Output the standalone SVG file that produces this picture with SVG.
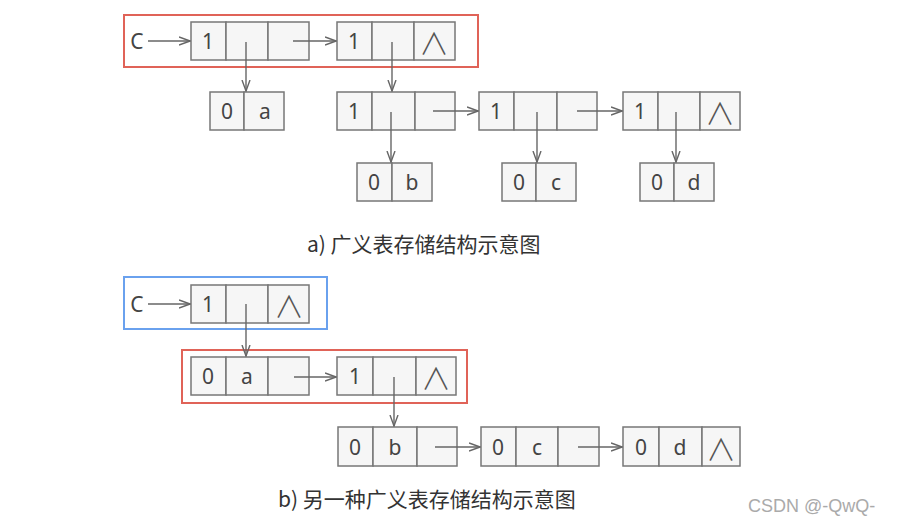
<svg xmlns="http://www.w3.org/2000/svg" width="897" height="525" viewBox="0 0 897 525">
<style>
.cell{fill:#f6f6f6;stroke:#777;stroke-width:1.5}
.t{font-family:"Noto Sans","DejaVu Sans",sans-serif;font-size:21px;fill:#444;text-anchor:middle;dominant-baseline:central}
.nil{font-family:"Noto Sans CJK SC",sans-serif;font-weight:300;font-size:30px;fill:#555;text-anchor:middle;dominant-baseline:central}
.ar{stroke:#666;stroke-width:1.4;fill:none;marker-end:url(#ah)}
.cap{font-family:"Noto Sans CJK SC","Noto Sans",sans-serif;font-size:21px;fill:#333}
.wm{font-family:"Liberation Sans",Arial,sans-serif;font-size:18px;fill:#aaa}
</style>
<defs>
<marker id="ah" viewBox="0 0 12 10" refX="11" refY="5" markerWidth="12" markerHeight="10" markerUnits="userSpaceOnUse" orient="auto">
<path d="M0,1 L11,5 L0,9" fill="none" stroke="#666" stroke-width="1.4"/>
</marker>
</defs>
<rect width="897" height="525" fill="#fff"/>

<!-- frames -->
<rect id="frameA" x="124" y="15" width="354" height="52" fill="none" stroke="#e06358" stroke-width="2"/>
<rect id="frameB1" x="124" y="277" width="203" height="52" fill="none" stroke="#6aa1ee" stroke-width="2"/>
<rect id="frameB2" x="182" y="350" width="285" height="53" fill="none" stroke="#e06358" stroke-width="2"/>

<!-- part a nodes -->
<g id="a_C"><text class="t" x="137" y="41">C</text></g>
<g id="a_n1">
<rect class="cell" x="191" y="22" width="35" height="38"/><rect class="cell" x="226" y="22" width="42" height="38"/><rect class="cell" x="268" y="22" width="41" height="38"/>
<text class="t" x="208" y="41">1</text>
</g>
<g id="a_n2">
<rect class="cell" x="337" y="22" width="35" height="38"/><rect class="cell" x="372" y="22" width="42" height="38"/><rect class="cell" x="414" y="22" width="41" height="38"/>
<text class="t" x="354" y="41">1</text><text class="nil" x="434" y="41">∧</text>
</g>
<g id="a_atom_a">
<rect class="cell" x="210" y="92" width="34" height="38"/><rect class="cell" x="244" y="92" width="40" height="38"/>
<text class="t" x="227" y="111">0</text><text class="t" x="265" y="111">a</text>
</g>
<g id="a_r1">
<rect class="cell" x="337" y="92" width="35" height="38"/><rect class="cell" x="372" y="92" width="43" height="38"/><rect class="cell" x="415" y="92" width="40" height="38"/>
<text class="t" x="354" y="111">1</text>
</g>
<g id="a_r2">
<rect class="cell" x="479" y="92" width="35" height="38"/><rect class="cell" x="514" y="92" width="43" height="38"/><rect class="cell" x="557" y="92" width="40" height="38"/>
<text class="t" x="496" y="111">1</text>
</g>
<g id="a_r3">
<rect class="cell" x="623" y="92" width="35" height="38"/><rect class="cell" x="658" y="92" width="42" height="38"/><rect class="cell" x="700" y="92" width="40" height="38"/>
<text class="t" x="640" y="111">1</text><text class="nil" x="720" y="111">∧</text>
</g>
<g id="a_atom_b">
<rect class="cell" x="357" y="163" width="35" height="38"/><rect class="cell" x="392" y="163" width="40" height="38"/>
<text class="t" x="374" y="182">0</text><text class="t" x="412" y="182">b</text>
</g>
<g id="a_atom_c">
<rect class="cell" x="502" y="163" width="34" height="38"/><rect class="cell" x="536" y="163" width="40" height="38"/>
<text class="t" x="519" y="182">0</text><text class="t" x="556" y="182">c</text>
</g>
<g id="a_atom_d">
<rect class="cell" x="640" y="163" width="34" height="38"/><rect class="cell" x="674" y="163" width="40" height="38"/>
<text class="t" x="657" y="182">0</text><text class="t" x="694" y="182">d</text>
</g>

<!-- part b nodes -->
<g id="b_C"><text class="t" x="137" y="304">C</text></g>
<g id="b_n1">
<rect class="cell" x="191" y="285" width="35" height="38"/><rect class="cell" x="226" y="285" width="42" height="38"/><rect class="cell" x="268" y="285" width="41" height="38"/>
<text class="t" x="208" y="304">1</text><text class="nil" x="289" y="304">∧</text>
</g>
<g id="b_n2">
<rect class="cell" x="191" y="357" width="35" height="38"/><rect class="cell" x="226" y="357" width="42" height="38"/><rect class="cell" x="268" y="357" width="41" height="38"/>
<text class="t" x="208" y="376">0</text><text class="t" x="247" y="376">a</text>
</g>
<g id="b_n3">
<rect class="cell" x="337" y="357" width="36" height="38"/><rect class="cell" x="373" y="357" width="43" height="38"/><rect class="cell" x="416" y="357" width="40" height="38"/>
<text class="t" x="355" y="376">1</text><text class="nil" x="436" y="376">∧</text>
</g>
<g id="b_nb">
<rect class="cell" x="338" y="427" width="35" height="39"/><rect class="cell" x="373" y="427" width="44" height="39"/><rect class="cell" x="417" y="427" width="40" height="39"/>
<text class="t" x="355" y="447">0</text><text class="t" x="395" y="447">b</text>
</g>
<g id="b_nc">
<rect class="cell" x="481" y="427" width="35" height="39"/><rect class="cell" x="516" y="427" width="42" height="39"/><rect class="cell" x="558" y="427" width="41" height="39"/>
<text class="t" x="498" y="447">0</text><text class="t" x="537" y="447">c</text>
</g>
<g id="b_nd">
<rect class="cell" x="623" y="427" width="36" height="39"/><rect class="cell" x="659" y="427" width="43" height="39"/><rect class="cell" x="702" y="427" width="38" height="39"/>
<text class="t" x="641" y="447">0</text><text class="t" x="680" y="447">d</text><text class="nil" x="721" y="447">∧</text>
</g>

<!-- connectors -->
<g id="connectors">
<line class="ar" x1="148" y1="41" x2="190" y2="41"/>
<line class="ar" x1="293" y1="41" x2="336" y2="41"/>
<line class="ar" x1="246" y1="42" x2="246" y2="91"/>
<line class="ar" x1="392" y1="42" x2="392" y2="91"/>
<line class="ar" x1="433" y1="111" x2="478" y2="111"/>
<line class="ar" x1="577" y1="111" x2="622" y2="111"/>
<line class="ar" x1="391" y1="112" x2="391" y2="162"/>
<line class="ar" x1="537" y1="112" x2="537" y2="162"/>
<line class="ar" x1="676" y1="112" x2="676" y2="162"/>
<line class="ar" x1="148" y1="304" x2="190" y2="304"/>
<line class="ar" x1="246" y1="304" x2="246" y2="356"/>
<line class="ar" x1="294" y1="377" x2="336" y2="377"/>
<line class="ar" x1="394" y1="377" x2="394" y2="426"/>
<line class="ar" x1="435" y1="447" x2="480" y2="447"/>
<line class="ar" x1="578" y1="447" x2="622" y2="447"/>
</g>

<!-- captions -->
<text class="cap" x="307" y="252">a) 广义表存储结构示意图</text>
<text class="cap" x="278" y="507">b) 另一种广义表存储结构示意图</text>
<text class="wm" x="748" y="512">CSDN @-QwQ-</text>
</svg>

+ + +

**Exercise brief**
Word for word, quote the lines above. Omit the pictures.

**The reply**
Output the standalone SVG file that produces this picture with SVG.
<svg xmlns="http://www.w3.org/2000/svg" width="897" height="525" viewBox="0 0 897 525">
<style>
.cell{fill:#f6f6f6;stroke:#777;stroke-width:1.5}
.t{font-family:"Noto Sans","DejaVu Sans",sans-serif;font-size:21px;fill:#444;text-anchor:middle;dominant-baseline:central}
.nil{font-family:"Noto Sans CJK SC",sans-serif;font-weight:300;font-size:30px;fill:#555;text-anchor:middle;dominant-baseline:central}
.ar{stroke:#666;stroke-width:1.4;fill:none;marker-end:url(#ah)}
.cap{font-family:"Noto Sans CJK SC","Noto Sans",sans-serif;font-size:21px;fill:#333}
.wm{font-family:"Liberation Sans",Arial,sans-serif;font-size:18px;fill:#aaa}
</style>
<defs>
<marker id="ah" viewBox="0 0 12 10" refX="11" refY="5" markerWidth="12" markerHeight="10" markerUnits="userSpaceOnUse" orient="auto">
<path d="M0,1 L11,5 L0,9" fill="none" stroke="#666" stroke-width="1.4"/>
</marker>
</defs>
<rect width="897" height="525" fill="#fff"/>

<!-- frames -->
<rect id="frameA" x="124" y="15" width="354" height="52" fill="none" stroke="#e06358" stroke-width="2"/>
<rect id="frameB1" x="124" y="277" width="203" height="52" fill="none" stroke="#6aa1ee" stroke-width="2"/>
<rect id="frameB2" x="182" y="350" width="285" height="53" fill="none" stroke="#e06358" stroke-width="2"/>

<!-- part a nodes -->
<g id="a_C"><text class="t" x="137" y="41">C</text></g>
<g id="a_n1">
<rect class="cell" x="191" y="22" width="35" height="38"/><rect class="cell" x="226" y="22" width="42" height="38"/><rect class="cell" x="268" y="22" width="41" height="38"/>
<text class="t" x="208" y="41">1</text>
</g>
<g id="a_n2">
<rect class="cell" x="337" y="22" width="35" height="38"/><rect class="cell" x="372" y="22" width="42" height="38"/><rect class="cell" x="414" y="22" width="41" height="38"/>
<text class="t" x="354" y="41">1</text><text class="nil" x="434" y="41">∧</text>
</g>
<g id="a_atom_a">
<rect class="cell" x="210" y="92" width="34" height="38"/><rect class="cell" x="244" y="92" width="40" height="38"/>
<text class="t" x="227" y="111">0</text><text class="t" x="265" y="111">a</text>
</g>
<g id="a_r1">
<rect class="cell" x="337" y="92" width="35" height="38"/><rect class="cell" x="372" y="92" width="43" height="38"/><rect class="cell" x="415" y="92" width="40" height="38"/>
<text class="t" x="354" y="111">1</text>
</g>
<g id="a_r2">
<rect class="cell" x="479" y="92" width="35" height="38"/><rect class="cell" x="514" y="92" width="43" height="38"/><rect class="cell" x="557" y="92" width="40" height="38"/>
<text class="t" x="496" y="111">1</text>
</g>
<g id="a_r3">
<rect class="cell" x="623" y="92" width="35" height="38"/><rect class="cell" x="658" y="92" width="42" height="38"/><rect class="cell" x="700" y="92" width="40" height="38"/>
<text class="t" x="640" y="111">1</text><text class="nil" x="720" y="111">∧</text>
</g>
<g id="a_atom_b">
<rect class="cell" x="357" y="163" width="35" height="38"/><rect class="cell" x="392" y="163" width="40" height="38"/>
<text class="t" x="374" y="182">0</text><text class="t" x="412" y="182">b</text>
</g>
<g id="a_atom_c">
<rect class="cell" x="502" y="163" width="34" height="38"/><rect class="cell" x="536" y="163" width="40" height="38"/>
<text class="t" x="519" y="182">0</text><text class="t" x="556" y="182">c</text>
</g>
<g id="a_atom_d">
<rect class="cell" x="640" y="163" width="34" height="38"/><rect class="cell" x="674" y="163" width="40" height="38"/>
<text class="t" x="657" y="182">0</text><text class="t" x="694" y="182">d</text>
</g>

<!-- part b nodes -->
<g id="b_C"><text class="t" x="137" y="304">C</text></g>
<g id="b_n1">
<rect class="cell" x="191" y="285" width="35" height="38"/><rect class="cell" x="226" y="285" width="42" height="38"/><rect class="cell" x="268" y="285" width="41" height="38"/>
<text class="t" x="208" y="304">1</text><text class="nil" x="289" y="304">∧</text>
</g>
<g id="b_n2">
<rect class="cell" x="191" y="357" width="35" height="38"/><rect class="cell" x="226" y="357" width="42" height="38"/><rect class="cell" x="268" y="357" width="41" height="38"/>
<text class="t" x="208" y="376">0</text><text class="t" x="247" y="376">a</text>
</g>
<g id="b_n3">
<rect class="cell" x="337" y="357" width="36" height="38"/><rect class="cell" x="373" y="357" width="43" height="38"/><rect class="cell" x="416" y="357" width="40" height="38"/>
<text class="t" x="355" y="376">1</text><text class="nil" x="436" y="376">∧</text>
</g>
<g id="b_nb">
<rect class="cell" x="338" y="427" width="35" height="39"/><rect class="cell" x="373" y="427" width="44" height="39"/><rect class="cell" x="417" y="427" width="40" height="39"/>
<text class="t" x="355" y="447">0</text><text class="t" x="395" y="447">b</text>
</g>
<g id="b_nc">
<rect class="cell" x="481" y="427" width="35" height="39"/><rect class="cell" x="516" y="427" width="42" height="39"/><rect class="cell" x="558" y="427" width="41" height="39"/>
<text class="t" x="498" y="447">0</text><text class="t" x="537" y="447">c</text>
</g>
<g id="b_nd">
<rect class="cell" x="623" y="427" width="36" height="39"/><rect class="cell" x="659" y="427" width="43" height="39"/><rect class="cell" x="702" y="427" width="38" height="39"/>
<text class="t" x="641" y="447">0</text><text class="t" x="680" y="447">d</text><text class="nil" x="721" y="447">∧</text>
</g>

<!-- connectors -->
<g id="connectors">
<line class="ar" x1="148" y1="41" x2="190" y2="41"/>
<line class="ar" x1="293" y1="41" x2="336" y2="41"/>
<line class="ar" x1="246" y1="42" x2="246" y2="91"/>
<line class="ar" x1="392" y1="42" x2="392" y2="91"/>
<line class="ar" x1="433" y1="111" x2="478" y2="111"/>
<line class="ar" x1="577" y1="111" x2="622" y2="111"/>
<line class="ar" x1="391" y1="112" x2="391" y2="162"/>
<line class="ar" x1="537" y1="112" x2="537" y2="162"/>
<line class="ar" x1="676" y1="112" x2="676" y2="162"/>
<line class="ar" x1="148" y1="304" x2="190" y2="304"/>
<line class="ar" x1="246" y1="304" x2="246" y2="356"/>
<line class="ar" x1="294" y1="377" x2="336" y2="377"/>
<line class="ar" x1="394" y1="377" x2="394" y2="426"/>
<line class="ar" x1="435" y1="447" x2="480" y2="447"/>
<line class="ar" x1="578" y1="447" x2="622" y2="447"/>
</g>

<!-- captions -->
<text class="cap" x="307" y="252">a) 广义表存储结构示意图</text>
<text class="cap" x="278" y="507">b) 另一种广义表存储结构示意图</text>
<text class="wm" x="748" y="512">CSDN @-QwQ-</text>
</svg>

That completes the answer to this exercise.